Richer people are naturally better able to afford solar panels as they have more disposable income. Yet the subsidies are typically paid for by taxes on all sections of society or by raising the price of power for everyone.
“The people with solar panels on their roofs make a lot more money than I do,” Dr. Randy Simmons, an economics professor at Utah State University, said during the panel. “They’re selling electricity back to the utility at a price they have to re-sell it for. It is a screwy system.”
Most solar subsidies go to residential installations payments called net metering or a 30 percent federal tax credit. Previously, solar subsidies were so lucrative that solar-leasing companies installed rooftop systems, which run at minimum $10,000, at no upfront cost to the consumer. This naturally favors relatively wealthy consumers.
“Poor people are spending more than 30 percent of their income on energy,” Pociask said. “Rich people are spending 3 percent. When you raise the price of energy, you should ask yourself who that hurts the most…it is incentivizing people who have more money.”
Solar subsidies also naturally hurt the poor most because they tend to spend a higher proportion of their incomes on basic needs like energy. As essential goods like electricity become more expensive, the cost of producing goods and services that use electricity increases, effectively raising the price of almost everything. Policies like net metering hurt the poor 1.4 to four times more than the rich, according to a study by the National Bureau of Economic Research.

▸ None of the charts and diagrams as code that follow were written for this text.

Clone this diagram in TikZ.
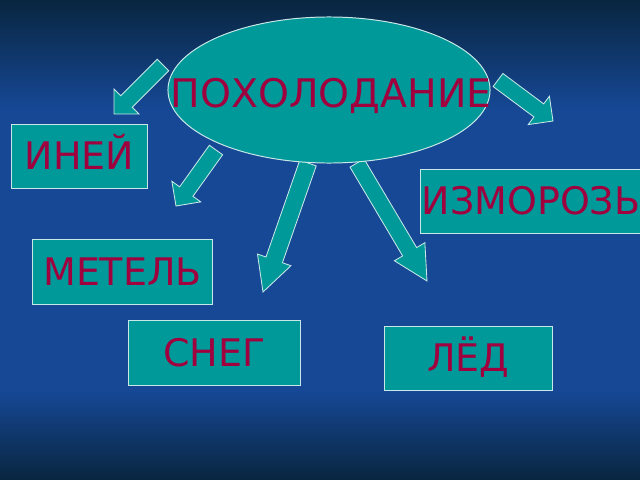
\documentclass[tikz,border=0pt]{standalone}
\usepackage{fontspec}
\setmainfont{DejaVu Sans}
\usetikzlibrary{calc,shapes.geometric}
\definecolor{seablue}{RGB}{22,72,150}
\definecolor{deepblue}{RGB}{9,38,64}
\definecolor{wave}{RGB}{0,153,153}
\definecolor{berry}{RGB}{160,0,62}
\definecolor{frost}{RGB}{200,232,232}
\tikzset{
  wordbox/.style={draw=frost, line width=0.7pt, fill=wave, inner sep=0pt, text=berry,
    font=\fontsize{27}{30}\selectfont, text height=19.7pt, text depth=0pt},
  bigoval/.style={ellipse, draw=frost, line width=0.7pt, fill=wave, inner sep=0pt,
    minimum width=8.05cm, minimum height=3.65cm},
  arrowbody/.style={draw=frost, line width=0.6pt, fill=wave}
}
\newcommand{\blockarrow}[5]{%
  \path ($(#2)!#5!(#1)$) coordinate (neck);
  \draw[arrowbody] ($(#1)!#3!90:(#2)$) -- ($(neck)!#3!90:(#2)$) -- ($(neck)!#4!90:(#2)$)
    -- (#2) -- ($(neck)!#4!-90:(#2)$) -- ($(neck)!#3!-90:(#2)$) -- ($(#1)!#3!-90:(#2)$) -- cycle;}
\begin{document}
\begin{tikzpicture}[x=0.025cm, y=-0.025cm]
  \useasboundingbox (0,0) rectangle (640,480);
  \fill[seablue] (0,0) rectangle (640,480);
  \shade[top color=deepblue, bottom color=seablue] (0,0) rectangle (640,110);
  \shade[top color=seablue, bottom color=deepblue] (0,390) rectangle (640,480);

  \coordinate (t1) at (163,65);  \coordinate (h1) at (114,114);
  \coordinate (t2) at (498,80);  \coordinate (h2) at (553,121);
  \coordinate (t3) at (216,150); \coordinate (h3) at (176,206);
  \coordinate (t4) at (308,163); \coordinate (h4) at (263,292);
  \coordinate (t5) at (357,163); \coordinate (h5) at (427,281);
  \blockarrow{t1}{h1}{5.8pt}{12.6pt}{12.6pt}
  \blockarrow{t2}{h2}{5.8pt}{12.6pt}{12.6pt}
  \blockarrow{t3}{h3}{5.8pt}{12.6pt}{12.6pt}
  \blockarrow{t4}{h4}{6.2pt}{12.6pt}{24.2pt}
  \blockarrow{t5}{h5}{5.8pt}{12.6pt}{24.2pt}

  \node[bigoval] (cold) at (329,90) {};
  \node[text=berry, font=\fontsize{28}{31}\selectfont, text height=20.4pt, text depth=0pt]
    (coldword) at (331,93) {ПОХОЛОДАНИЕ};

  \node[wordbox, minimum width=3.375cm, minimum height=1.6cm] (hoar) at (79.5,156) {ИНЕЙ};
  \node[wordbox, minimum width=5.5cm, minimum height=1.6cm] (rime) at (531,201) {ИЗМОРОЗЬ};
  \node[wordbox, minimum width=4.475cm, minimum height=1.625cm] (storm) at (122.5,272) {МЕТЕЛЬ};
  \node[wordbox, minimum width=4.275cm, minimum height=1.625cm] (snow) at (214.5,353) {СНЕГ};
  \node[wordbox, minimum width=4.175cm, minimum height=1.6cm] (ice) at (468.5,358) {ЛЁД};
\end{tikzpicture}
\end{document}
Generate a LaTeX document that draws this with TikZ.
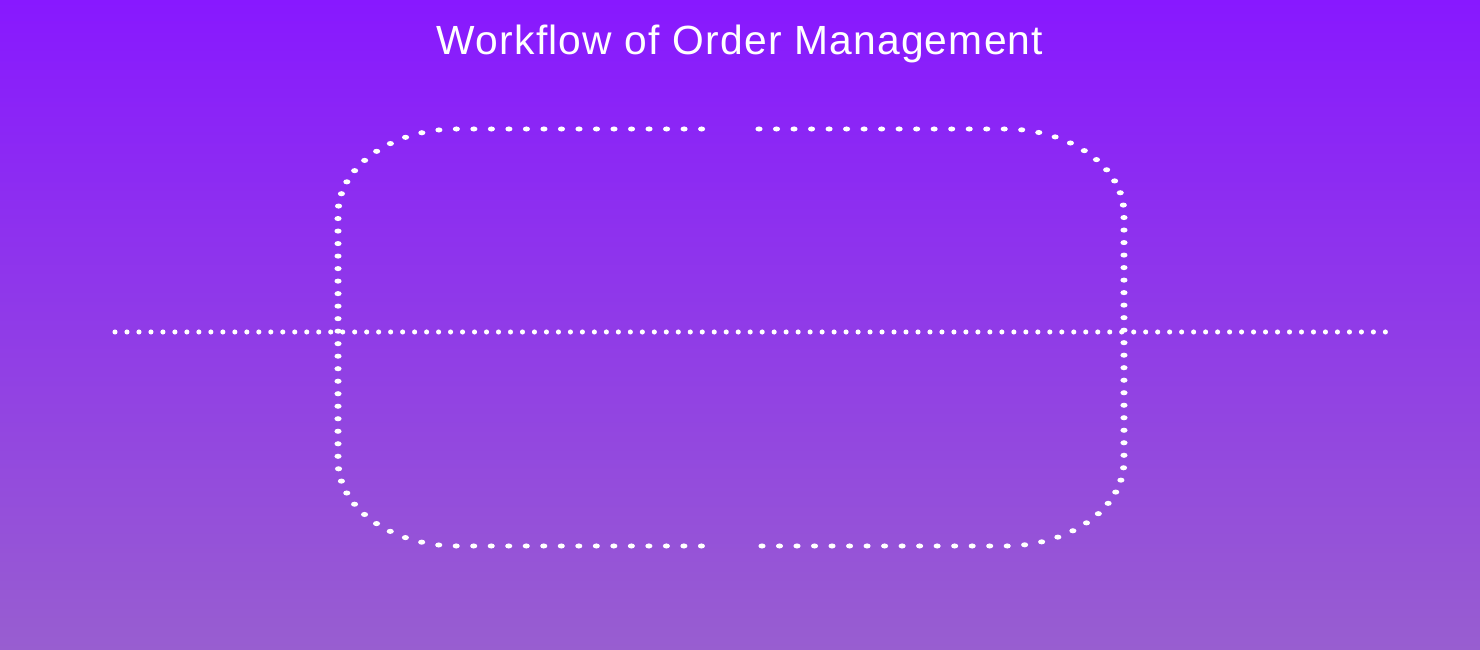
\documentclass[tikz,border=0pt]{standalone}
\usepackage{fontspec}
\setmainfont{Liberation Sans}
\definecolor{bgtop}{RGB}{136,24,255}
\definecolor{bgbot}{RGB}{152,94,208}
\tikzset{dotline/.style={white,line width=1.45pt,line cap=round,dash pattern=on 0pt off 3.56pt}}
\begin{document}
\begin{tikzpicture}[line join=round, line cap=round]
	\def \W{14.8}\def \H{6.5}\def \yt{5.21}\def \yb{1.04}\def \xh{2.807}
	\shade[top color=bgtop,bottom color=bgbot] (0,0) rectangle (\W,\H);
	\useasboundingbox (0,0) rectangle (\W,\H);
	\node[white,font=\fontsize{11.6}{13}\selectfont\addfontfeature{LetterSpace=3},anchor=base] (title) at (7.40,5.95) {Workflow of Order Management};
	% middle line
	\coordinate (west) at (1.15,3.18); \coordinate (east) at (13.88,3.18);
	\draw[dotline,dash pattern=on 0pt off 3.41pt] (west) -- (east);
	% the two halves of the rounded frame
	\begin{scope}[transform canvas={shift={(7.31,0)},xscale=1.4}]
		\draw[dotline,rounded corners=0.85cm] (-0.21,\yt) -- (-\xh,\yt) -- (-\xh,\yb) -- (-0.21,\yb);
		\draw[dotline,rounded corners=0.85cm] (0.20,\yt) -- (\xh,\yt) -- (\xh,\yb) -- (0.20,\yb);
	\end{scope}
\end{tikzpicture}
\end{document}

Solar and wind power get 326 and 69 times more in subsidies than coal, oil, and natural gas, according to 2013 Department of Energy data collected by Forbes. Green energy in the U.S. received $13 billion in subsidies during 2013, compared to $3.4 billion in subsidies for conventional sources of energy and $1.7 billion in subsidies for nuclear, according to data from the Energy Information Administration.
Researchers found that expanding net metering or maintaining it for long periods of time will drive up power prices. Without government support, solar energy is non-viable, according to a 2015 study by the Massachusetts Institute of Technology.
Even proponents of solar power and net metering recognize their reliance on subsidies. Without high net metering payments, rooftop solar “makes no financial sense for a consumer,” Lyndon Rive, CEO of SolarCity, told The New York Times last February.